这位医生是这几年林家御用,自然知道林家的底细,对“林钒是个杀人不眨眼的黑社会老大”的认知十分深刻,对“秦冉冉是林钒硬抢来的女人”的认知也丝毫不少。
当年林钒刚把这姑娘抢回来,也不管人家是不是第一次,就绑了人家手脚连着做了三天,直把人家做到昏死过去。那天晚上,也是林钽把自己从被窝里揪起来,火烧火燎的送到林家大宅。要不是自己医术高超,这姑娘小命都可能没了。
往后的日子,两口子三不五时地闹,秦冉冉那姑娘太直,眼看着要吃亏还要跟林钒硬碰硬,林钒那暴脾气下手没轻没重的,他以为不过是轻轻拍一下,实际上能拍出半条人命。每次都得他来善后,千辛万苦把人救回来了,林家老大老三都会阴森森地恐吓自己,说要是敢透露半句就把你全家碎尸万段。你听听,全家碎尸,你要不要株连九族啊!

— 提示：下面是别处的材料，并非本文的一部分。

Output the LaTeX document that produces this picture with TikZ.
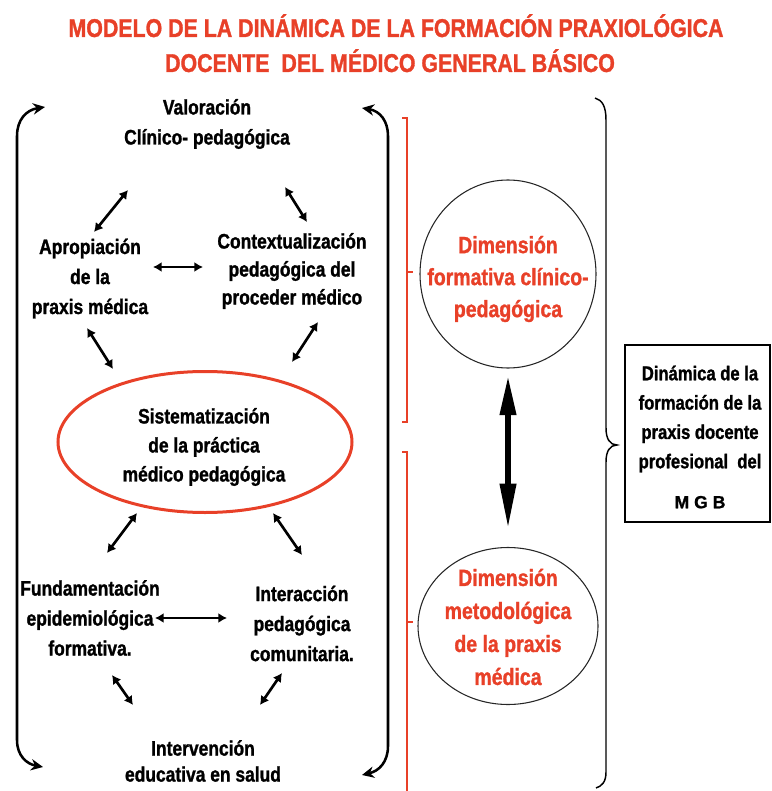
\documentclass[tikz,border=0pt]{standalone}
\usepackage{fontspec}
\setmainfont{Liberation Sans}[FakeStretch=0.83, BoldFeatures={FakeBold=1.2}]
\newfontfamily\widefont{Liberation Sans}[BoldFeatures={FakeBold=1.2}]
\usetikzlibrary{arrows.meta,shapes.geometric}
\definecolor{tred}{RGB}{232,64,40}
\begin{document}
\begin{tikzpicture}[x=0.75pt,y=-0.75pt,
  btxt/.style={font=\fontsize{15.75pt}{22.5pt}\selectfont\bfseries, align=center, inner sep=0pt},
  rtxt/.style={font=\fontsize{17.6pt}{24pt}\selectfont\bfseries, text=tred, align=center, inner sep=0pt},
  ttl/.style={font=\fontsize{19.3pt}{26pt}\selectfont\bfseries, text=tred, inner sep=0pt, anchor=base},
  dar/.style={line width=2pt, {Latex[length=6.5pt,width=7.5pt]}-{Latex[length=6.5pt,width=7.5pt]}},
  brk/.style={line width=1.9pt, {Stealth[length=9pt,width=8.5pt]}-{Stealth[length=9pt,width=8.5pt]}},
  rbr/.style={draw=tred, line width=1.5pt},
  oval/.style={ellipse, draw, inner sep=0pt},
  bigarr/.style={line width=4.5pt, {Triangle[length=30pt,width=11.5pt]}-{Triangle[length=34pt,width=11.5pt]}}
]
\useasboundingbox (0,0) rectangle (771,791);

% title
\node[ttl] (t1) at (396,37) {MODELO DE LA DINÁMICA DE LA FORMACIÓN PRAXIOLÓGICA};
\node[ttl] (t2) at (390,72) {DOCENTE\ \ DEL MÉDICO GENERAL BÁSICO};

% left group texts
\node[btxt] (val) at (207,124) {Valoración\\Clínico- pedagógica};
\node[btxt] (apr) at (90,278.5) {Apropiación\\de la\\praxis médica};
\node[btxt, font=\fontsize{15.75pt}{21pt}\selectfont\bfseries] (ctx) at (292,271) {Contextualización\\pedagógica del\\proceder médico};
\node[oval, draw=tred, line width=2.25pt, minimum width=220.5pt, minimum height=105.75pt] (sisE) at (205,442) {};
\node[btxt, font=\fontsize{15.75pt}{21.75pt}\selectfont\bfseries] (sis) at (204,447) {Sistematización\\de la práctica\\médico pedagógica};
\node[btxt] (fun) at (90,618) {Fundamentación\\epidemiológica\\formativa.};
\node[btxt] (int) at (302,623.5) {Interacción\\pedagógica\\comunitaria.};
\node[btxt, font=\fontsize{15.75pt}{19.5pt}\selectfont\bfseries] (intv) at (203,761) {Intervención\\educativa en salud};

% small double arrows
\coordinate (a1s) at (128,190); \coordinate (a1e) at (94,232);
\coordinate (a2s) at (285,187); \coordinate (a2e) at (307,222);
\coordinate (a3s) at (153,267); \coordinate (a3e) at (203,267);
\coordinate (a4s) at (87,328);  \coordinate (a4e) at (113,369);
\coordinate (a5s) at (318,322); \coordinate (a5e) at (292,362);
\coordinate (a6s) at (137,513); \coordinate (a6e) at (107,553);
\coordinate (a7s) at (273,513); \coordinate (a7e) at (302,555);
\coordinate (a8s) at (155,618); \coordinate (a8e) at (227,618);
\coordinate (a9s) at (112,675); \coordinate (a9e) at (133,705);
\coordinate (a10s) at (282,673); \coordinate (a10e) at (260,705);
\foreach \i in {1,...,10} {\draw[dar] (a\i s) -- (a\i e);}

% black side brackets with arrows
\coordinate (lbt) at (45,107); \coordinate (lbb) at (43,767);
\coordinate (rbt) at (362,108); \coordinate (rbb) at (362,775);
\draw[brk] (lbt) .. controls (26,110) and (17,120) .. (17,136) -- (17,740) .. controls (17,756) and (27,764) .. (lbb);
\draw[brk] (rbt) .. controls (380,111) and (388,121) .. (388,136) -- (388,746) .. controls (388,762) and (379,771) .. (rbb);

% red square braces
\draw[rbr] (402,118) -- (407,118) -- (407,422) -- (402,422);
\draw[rbr] (407,272) -- (413,272);
\draw[rbr] (402,452) -- (407,452) -- (407,795);
\draw[rbr] (407,622) -- (413,622);

% dimension circles
\node[oval, draw=black!85, line width=0.8pt, minimum width=132pt, minimum height=141pt] (d1) at (508,274) {};
\node[rtxt] (d1t) at (508,279) {Dimensión\\formativa clínico-\\pedagógica};
\node[oval, draw=black!85, line width=0.8pt, minimum width=135pt, minimum height=117.75pt] (d2) at (508,626) {};
\node[rtxt, font=\fontsize{17.6pt}{24.75pt}\selectfont\bfseries] (d2t) at (508,627) {Dimensión\\metodológica\\de la praxis\\médica};
\draw[bigarr, shorten <=5pt, shorten >=13.5pt] (d1.south) -- (d2.north);

% big curly brace
\draw[line width=1.1pt] (595,98) .. controls (602,100) and (606,106) .. (606,120) -- (606,428) .. controls (606,439) and (610,445) .. (617,445) .. controls (610,445) and (606,451) .. (606,462) -- (606,772) .. controls (606,782) and (602,786) .. (596,788);

% result box
\node[draw, line width=0.9pt, minimum width=108.75pt, minimum height=132.75pt, inner sep=0pt] (box) at (697.5,433.5) {};
\node[btxt, font=\fontsize{15pt}{22pt}\selectfont\bfseries] (boxt) at (700,437) {Dinámica de la\\formación de la\\praxis docente\\profesional\ \ del\\[8pt]{\widefont\fontsize{13.2pt}{14pt}\selectfont\bfseries M G B}};
\end{tikzpicture}
\end{document}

大夫以为今天也跟往常一样,大不了是这姑娘身上多几条伤口,没想到检查半天,并没有一处过分的伤痕,都是些平平常常的红紫淤青,按理说这点伤不至于高烧不退以致于昏迷不醒啊……
“她是不是吃了不干净的东西?”
“没有。”
“不应该呀……跟被下了药似的……”大夫托着下巴琢磨,他可是第一时间就排除了秦冉冉是被人下药的可能,开玩笑,林钒的女人被人下药,林钒不得把那人的血放干净,再诛杀九族。这么大动静肯定不到一分钟就传遍本城,可他到现在都没听见信儿。
大夫站在床边一个人倾尽所学各种联想,引经据典,差点就要把自己那个快入土的医学院导师请来了。
那边林钒的脸色也跟着越来越铁青,悔恨与尴尬并存。林钽最了解林钒,他那个大哥一向理直气壮,天塌下来都敢伸胳膊顶着,眼下这么不干脆,里面一定有内情。其实哪里用看大哥脸色,单是秦冉冉此时此刻躺在林家的床上,就足够诡异了。
两人上个月还要死要活地闹分手,为了和林钒分开,秦冉冉都不惜往自己手腕上划刀子,今天要说是秦冉冉主动爬回林钒的床,打死林钽都不信。如此,既然不是秦冉冉主动,自然就是林钒主动了。
“大哥,你又用了什么手段?”林钽挑眉,几乎可以确定林钒的手段绝对不会太光明正大,。
林钽咬咬牙,想来反正只有自己弟弟,多丢人的事也是可以跟他的:“昨晚我在碧水遇到秦冉冉,一时没控制住,就拿了碧水里给客人助兴用的东西给她用上了。”